Question

No clue how to prove the following combinatorics identity.

Answer 1

part b.

Answer 2

what did you get for part a)

Answer 3

@ganeshie8

Answer 4

That's right - so if you take into consideration the hint given for part (b), what are your thoughts? So for example, what does the k=1 term represent?

Answer 5

Um, so if k is 1, then, we have (n-1)c1 right?

Answer 6

or are you asking for somethign else?

Answer 7

That's right, but what I meant was - In the context of mountain permutations, if we let k represent the location of the "peak" (the largest number in the permutation), the k=1 term is equal to 1.

What do you know about the permutation if the largest number appears first?

Answer 8

Notice also that the sequence of numbers appearing to the left of the largest number must be in increasing order.

Lets fix the position of largest number.
If the position of largest number is "k", then there will be "k-1" number to the left of the largest number.

How many ways can you choose "k-1" numbers form the available "n-1" numbers ? (excluding the largest number)

Answer 9

Btw, good job on part a! thats really clever !

Answer 10

SOrry, i'm not getting it at all.

Answer 11

For example, if we're dealing with a mountain permutation of size 4, if I specify that the 4 comes first, then what *must* the permutation be?

Answer 12

And as a follow up, if I specify that the 4 comes *second*, what are the possibilities?

Answer 13

um, for the first it'd be n-1

Answer 14

4c2

Answer 15

for the first it'd be 3*

Answer 16

If the 4 comes first, there is only one possibility - 4321. If the four comes second, there are now three possibilities - 1432, 2431, and 3421.

Answer 17

OOO!

Answer 18

ok that's what you mean, yes. I get that part. But, how od i relate it to the combinatorics?

Answer 19

If we kept going, we'd find that:
-If the four comes first (k=1), there's one possible permutation
-If the four comes second (k=2), there are three possible permutations
-If the four comes third (k=3), there are three possible permutations
-If the four comes last (k=4), there is only one possible permutation

Answer 20

So if I add all of those up, what am I actually counting?

Answer 21

Sorry for the delayed response. Had to do something. OO! it's pascals triangle. ok ok. So do I just use the pascal's formula here?

Answer 22

what exactly is the process to "prove" it.
SHould I do induction or something else?

Answer 23

I don't think you're being asked for a rigorous proof - more the realization that the left hand side is simply counting the the number of mountain permutations of length n by considering each possible location of the "peak" separately, you know what I mean?

Answer 24

mhmm. But what method of proof should I use at all?

Answer 25

i feel like induction might not be the best way to go here since you said it doesn't have to be rigoruous. But we cna't just do regular algebra proof.

Answer 26

It's not really a proof. The answer I would give would go something like this:

"The \(k^{th}\) term in the summation is the number of mountain permutations of length \(n\) that are possible if \(n\) (the largest number in the permutation) occurs in position \(k\). Because \(n\) must appear somewhere between position 1 and position \(k\), the sum over all of the terms is simply the total number of mountain permutations of length \(n\).

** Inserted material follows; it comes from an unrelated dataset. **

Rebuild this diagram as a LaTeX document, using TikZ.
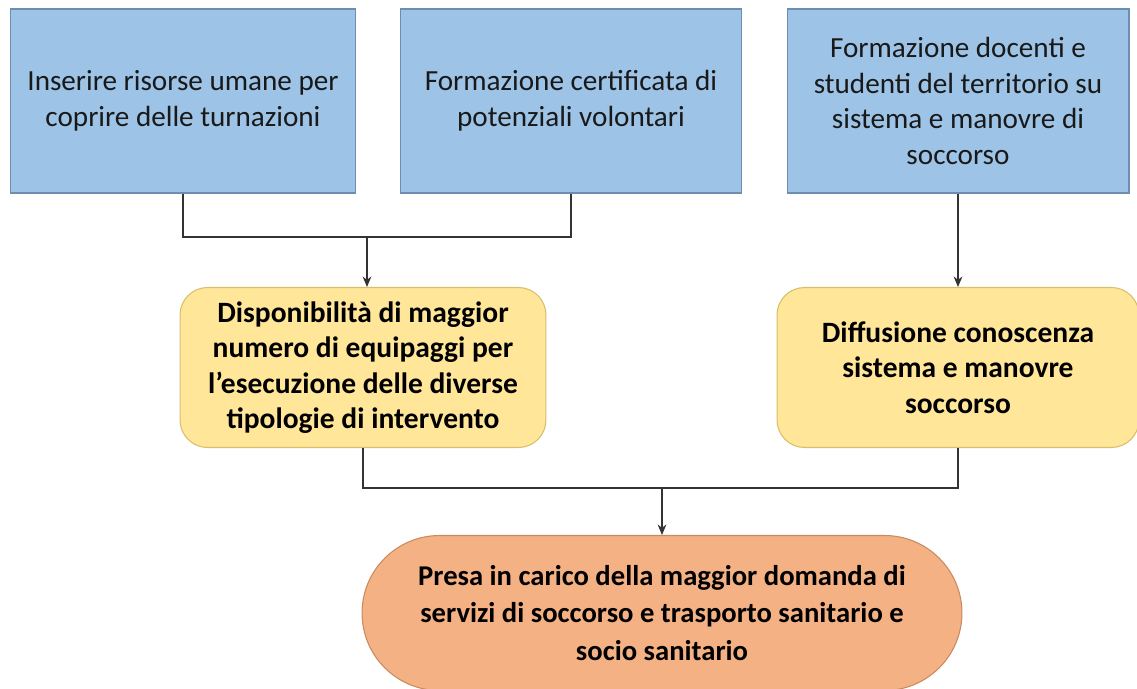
\documentclass[tikz,border=0pt]{standalone}
\usepackage{fontspec}
\setmainfont{Carlito}
\usetikzlibrary{arrows.meta,shapes.misc}
\definecolor{bluefill}{HTML}{9DC3E6}
\definecolor{blueline}{HTML}{6D8FAF}
\definecolor{yelfill}{HTML}{FFE699}
\definecolor{yelline}{HTML}{D9BE6A}
\definecolor{orfill}{HTML}{F4B183}
\definecolor{orline}{HTML}{C98A5F}
\definecolor{conn}{HTML}{333333}
\tikzset{
  topbox/.style={draw=blueline, fill=bluefill, line width=0.6pt, minimum width=6.92cm, minimum height=3.68cm, align=center, inner sep=0pt, font=\fontsize{16.6}{20.4}\selectfont, text=black!90},
  midbox/.style={draw=yelline, fill=yelfill, line width=0.6pt, rounded corners=0.55cm, minimum height=3.2cm, align=center, inner sep=0pt, font=\bfseries\fontsize{16.8}{20.2}\selectfont},
  endbox/.style={draw=orline, fill=orfill, line width=0.6pt, rounded rectangle, minimum width=12cm, minimum height=3.1cm, align=center, inner sep=0pt, font=\bfseries\fontsize{16.3}{21.3}\selectfont},
  link/.style={draw=conn, line width=0.7pt},
  arr/.style={link, -{Stealth[length=6pt,width=5pt]}}
}
\begin{document}
\begin{tikzpicture}[x=0.02cm,y=-0.02cm]
\useasboundingbox (0,0) rectangle (1137,689);
\node[topbox] (b1) at (183,101) {Inserire risorse umane per\\coprire delle turnazioni};
\node[topbox, minimum width=6.84cm] (b2) at (571,101) {Formazione certificata di\\potenziali volontari};
\node[topbox, minimum width=6.84cm] (b3) at (958,101) {Formazione docenti e\\studenti del territorio su\\sistema e manovre di\\soccorso};
\node[midbox, minimum width=7.32cm] (a) at (363,367.5) {Disponibilità di maggior\\numero di equipaggi per\\l’esecuzione delle diverse\\tipologie di intervento};
\node[midbox, minimum width=7.24cm] (b) at (958,367.5) {Diffusione conoscenza\\sistema e manovre\\soccorso};
\node[endbox] (c) at (662,613) {Presa in carico della maggior domanda di\\servizi di soccorso e trasporto sanitario e\\socio sanitario};
\coordinate (j1) at (367,237);
\coordinate (j2) at (662,488);
\draw[link] (b1.south) |- (j1) -| (b2.south);
\draw[arr] (j1) -- (j1 |- a.north);
\draw[arr] (b3.south) -- (b.north);
\draw[link] (a.south) |- (j2) -| (b.south);
\draw[arr] (j2) -- (c.north);
\end{tikzpicture}
\end{document}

Using a recursion relation, we found in part (a) that the total number of mountain permutations of length \(n\) is \(2^{n-1}\), so it follows that the two sides of the equation are equal."

Answer 27

Oh i see! thank you so mucch!

Answer 28

And for c, i got 6. Does that sound right?

Answer 29

wait nvm, i got c, d, and e.

Answer 30

In the screenshot you sent, there's only a (c), but that answer should involve \(n\).

Answer 31

gotchya. d and e were about econding and decoding this information.

Answer 32

encoding*

Answer 33

and actually, wouldn't C be n-1?

Answer 34

cause for each bit, you'd have to ask the question, does it come before or after.

Answer 35

Yes indeed it would. There are many ways that information could be encoded and decoded. And yes, that's an excellent way to do it.

Answer 36

and as long as you know it's before or after, you can figure out the rest and place the biggest nunmber accordingly. Since they have to be inc or dec.

Answer 37

kk thank you!

Answer 38

btw, are you a CS/CE/EE major by any chance?

Answer 39

No problem, I enjoyed thinking about this for awhile. No, I'm a physics PhD student, but I do specialize in computational physics and computer simulation.